WHAT THE TASK REQUIRES: Reproduce the listing below exactly, beginning with its first line and ending with the line that holds "import plotly.graph_objects as go"; pictures are not part of the copy.

PROVIDED DATA:

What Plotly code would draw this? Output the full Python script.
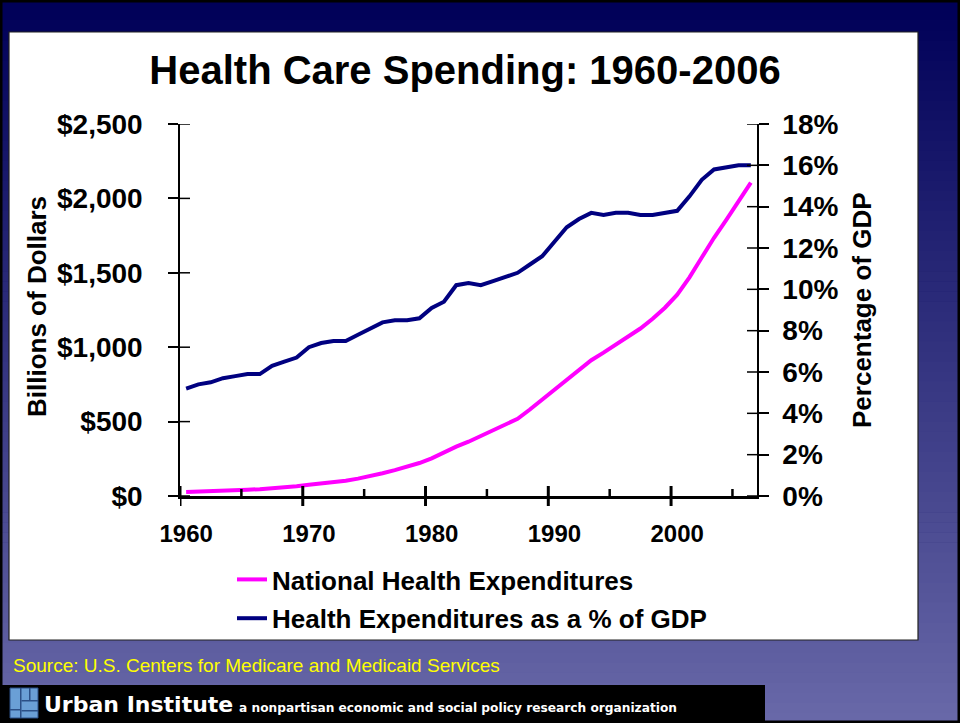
import plotly.graph_objects as go

# ---------------- data ----------------
years = [1960, 1961, 1962, 1963, 1964, 1965, 1966, 1967, 1968, 1969,
         1970, 1971, 1972, 1973, 1974, 1975, 1976, 1977, 1978, 1979,
         1980, 1981, 1982, 1983, 1984, 1985, 1986, 1987, 1988, 1989,
         1990, 1991, 1992, 1993, 1994, 1995, 1996, 1997, 1998, 1999,
         2000, 2001, 2002, 2003, 2004, 2005, 2006]

nhe_billions = [27.4, 29.4, 31.9, 34.7, 38.4, 41.9, 46.1, 51.6, 58.5, 65.9,
                74.9, 82.7, 92.7, 102.8, 116.5, 133.3, 152.7, 173.9, 195.5, 221.7,
                253.4, 294.2, 331.6, 364.9, 402.8, 438.9, 476.9, 518.9, 581.4, 647.5,
                714.1, 779.5, 848.5, 912.6, 963.5, 1016.5, 1068.2, 1125.4, 1190.9, 1265.2,
                1353.2, 1469.6, 1602.4, 1735.2, 1855.4, 1982.5, 2105.5]

gdp_share_pct = [5.2, 5.4, 5.5, 5.7, 5.8, 5.9, 5.9, 6.3, 6.5, 6.7,
                 7.2, 7.4, 7.5, 7.5, 7.8, 8.1, 8.4, 8.5, 8.5, 8.6,
                 9.1, 9.4, 10.2, 10.3, 10.2, 10.4, 10.6, 10.8, 11.2, 11.6,
                 12.3, 13.0, 13.4, 13.7, 13.6, 13.7, 13.7, 13.6, 13.6, 13.7,
                 13.8, 14.5, 15.3, 15.8, 15.9, 16.0, 16.0]

x_label_years = [1960, 1970, 1980, 1990, 2000]
x_major_ticks = [1959.5, 1969.5, 1979.5, 1989.5, 1999.5]
x_minor_ticks = [1964.5, 1974.5, 1984.5, 1994.5, 2004.5]

left_tickvals = [0, 500, 1000, 1500, 2000, 2500]
left_ticktext = ["$0", "$500", "$1,000", "$1,500", "$2,000", "$2,500"]
right_tickvals = [0, 2, 4, 6, 8, 10, 12, 14, 16, 18]
right_ticktext = ["0%", "2%", "4%", "6%", "8%", "10%", "12%", "14%", "16%", "18%"]

series_names = ["National Health Expenditures", "Health Expenditures as a % of GDP"]

# ---------------- layout helpers ----------------
W, H = 960, 723
L, R, T, B = 180, 757, 124, 496
PW, PH = R - L, B - T


def px(x):
    return (x - L) / PW


def py(y):
    return (B - y) / PH


FONT = "Liberation Sans, Arial, sans-serif"

fig = go.Figure()
fig.add_trace(go.Scatter(x=years, y=nhe_billions, name=series_names[0], mode="lines",
                         line=dict(color="#ff00ff", width=4), yaxis="y", xaxis="x",
                         legendgroup="a"))
fig.add_trace(go.Scatter(x=years, y=gdp_share_pct, name=series_names[1], mode="lines",
                         line=dict(color="#000080", width=4), yaxis="y2", xaxis="x",
                         legendgroup="b"))

shapes = []
# background gradient strips
n = 72
c0 = (0, 0, 88)
c1 = (104, 104, 168)
for i in range(n):
    t = i / (n - 1)
    col = tuple(int(round(c0[k] + (c1[k] - c0[k]) * t)) for k in range(3))
    y0 = i * H / n
    y1 = (i + 1) * H / n + 0.6
    shapes.append(dict(type="rect", xref="paper", yref="paper", layer="below",
                       x0=px(0), x1=px(W), y0=py(y0), y1=py(y1),
                       fillcolor="rgb(%d,%d,%d)" % col, line=dict(width=0)))
# white panel
shapes.append(dict(type="rect", xref="paper", yref="paper", layer="below",
                   x0=px(9), x1=px(918), y0=py(32), y1=py(640),
                   fillcolor="white", line=dict(color="#222222", width=1.2)))
# footer black bar
shapes.append(dict(type="rect", xref="paper", yref="paper", layer="below",
                   x0=px(0), x1=px(765), y0=py(685), y1=py(723),
                   fillcolor="black", line=dict(width=0)))
# logo
shapes.append(dict(type="rect", xref="paper", yref="paper", layer="below",
                   x0=px(10), x1=px(38), y0=py(688), y1=py(718),
                   fillcolor="#6a9fd6", line=dict(color="#2b4f86", width=1)))
for (a, b, c, d) in [(20, 21.5, 688, 718), (21.5, 38, 700, 701.5), (29, 30.5, 688, 700),
                     (10, 20, 709, 710.5), (21.5, 38, 710, 711.5)]:
    shapes.append(dict(type="rect", xref="paper", yref="paper", layer="below",
                       x0=px(a), x1=px(b), y0=py(c), y1=py(d),
                       fillcolor="#2b4f86", line=dict(width=0)))
# outer border
shapes.append(dict(type="rect", xref="paper", yref="paper", layer="below",
                   x0=px(1), x1=px(W - 1), y0=py(1), y1=py(H - 1),
                   fillcolor="rgba(0,0,0,0)", line=dict(color="black", width=3)))

# inner halves of the crossing tick marks (outer halves come from the axes)
for v in left_tickvals:
    shapes.append(dict(type="line", xref="paper", yref="y", x0=0, x1=px(L + 10), y0=v, y1=v,
                       line=dict(color="black", width=1.5), layer="above"))
for v in right_tickvals:
    shapes.append(dict(type="line", xref="paper", yref="y2", x0=px(R - 10), x1=1, y0=v, y1=v,
                       line=dict(color="black", width=1.5), layer="above"))
for v in x_major_ticks:
    shapes.append(dict(type="line", xref="x", yref="paper", x0=v, x1=v, y0=py(B + 10), y1=py(B - 10),
                       line=dict(color="black", width=3), layer="above"))
for v in x_minor_ticks:
    shapes.append(dict(type="line", xref="x", yref="paper", x0=v, x1=v, y0=0, y1=py(B - 7),
                       line=dict(color="black", width=2.5), layer="above"))

annotations = [
    dict(text="Billions of Dollars", x=px(37), y=py(307), xref="paper", yref="paper",
         textangle=-90, showarrow=False, xanchor="center", yanchor="middle",
         font=dict(family=FONT, size=26, color="black", weight="bold")),
    dict(text="Percentage of GDP", x=px(862), y=py(310), xref="paper", yref="paper",
         textangle=-90, showarrow=False, xanchor="center", yanchor="middle",
         font=dict(family=FONT, size=26, color="black", weight="bold")),
    dict(text="Source: U.S. Centers for Medicare and Medicaid Services", x=px(11), y=py(665),
         xref="paper", yref="paper", showarrow=False, xanchor="left", yanchor="middle",
         font=dict(family="Liberation Sans Narrow, Arial Narrow, Liberation Sans, sans-serif",
                   size=19, color="#ffff00")),
    dict(text="Urban Institute", x=px(42), y=py(704), xref="paper", yref="paper",
         showarrow=False, xanchor="left", yanchor="middle",
         font=dict(family="DejaVu Sans, sans-serif", size=22, color="white", weight="bold")),
    dict(text="a nonpartisan economic and social policy research organization", x=px(237), y=py(708),
         xref="paper", yref="paper", showarrow=False, xanchor="left", yanchor="middle",
         font=dict(family="DejaVu Sans, sans-serif", size=12.2, color="white", weight="bold")),
]

tick_font = dict(family=FONT, size=28, color="black", weight="bold")

fig.update_layout(
    width=W, height=H,
    margin=dict(l=L, r=W - R, t=T, b=H - B, pad=0, autoexpand=False),
    paper_bgcolor="rgb(0,0,88)",
    plot_bgcolor="rgba(0,0,0,0)",
    title=dict(text="Health Care Spending: 1960-2006", x=465 / W, xanchor="center",
               y=1 - 70 / H, yanchor="middle", yref="container", xref="container",
               font=dict(family=FONT, size=40, color="black", weight="bold")),
    showlegend=True,
    legend=dict(xref="container", yref="container", x=232 / W, y=1 - 556 / H,
                xanchor="left", yanchor="top", bgcolor="rgba(0,0,0,0)",
                traceorder="grouped", tracegroupgap=2,
                font=dict(family=FONT, size=26, color="black", weight="bold")),
    xaxis=dict(range=[1959.5, 2006.5], tickmode="array", tickvals=x_label_years,
               ticks="", showline=True, linecolor="black", linewidth=2.5, automargin=False,
               showgrid=False, zeroline=False, ticklabelstandoff=14,
               tickfont=dict(family=FONT, size=24, color="black", weight="bold"),
               fixedrange=True),
    yaxis=dict(range=[0, 2500], tickmode="array", tickvals=left_tickvals, ticktext=left_ticktext,
               ticks="outside", ticklen=10, tickwidth=1.5, tickcolor="black", automargin=False,
               showline=True, linecolor="black", linewidth=1.5,
               showgrid=False, zeroline=False, ticklabelstandoff=20,
               tickfont=tick_font, fixedrange=True),
    yaxis2=dict(overlaying="y", anchor="x", side="right", range=[0, 18], tickmode="array",
                tickvals=right_tickvals, ticktext=right_ticktext, automargin=False,
                ticks="outside", ticklen=10, tickwidth=1.5, tickcolor="black",
                showline=True, linecolor="black", linewidth=1.5,
                showgrid=False, zeroline=False, ticklabelstandoff=8,
                tickfont=tick_font, fixedrange=True),
    shapes=shapes,
    annotations=annotations,
)

fig.write_html("out.html", config={"displayModeBar": False},
               post_script="document.body.style.margin='0';document.body.style.overflow='hidden';")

EXERCISE OUTPUT:
What Plotly code would draw this? Output the full Python script.
import plotly.graph_objects as go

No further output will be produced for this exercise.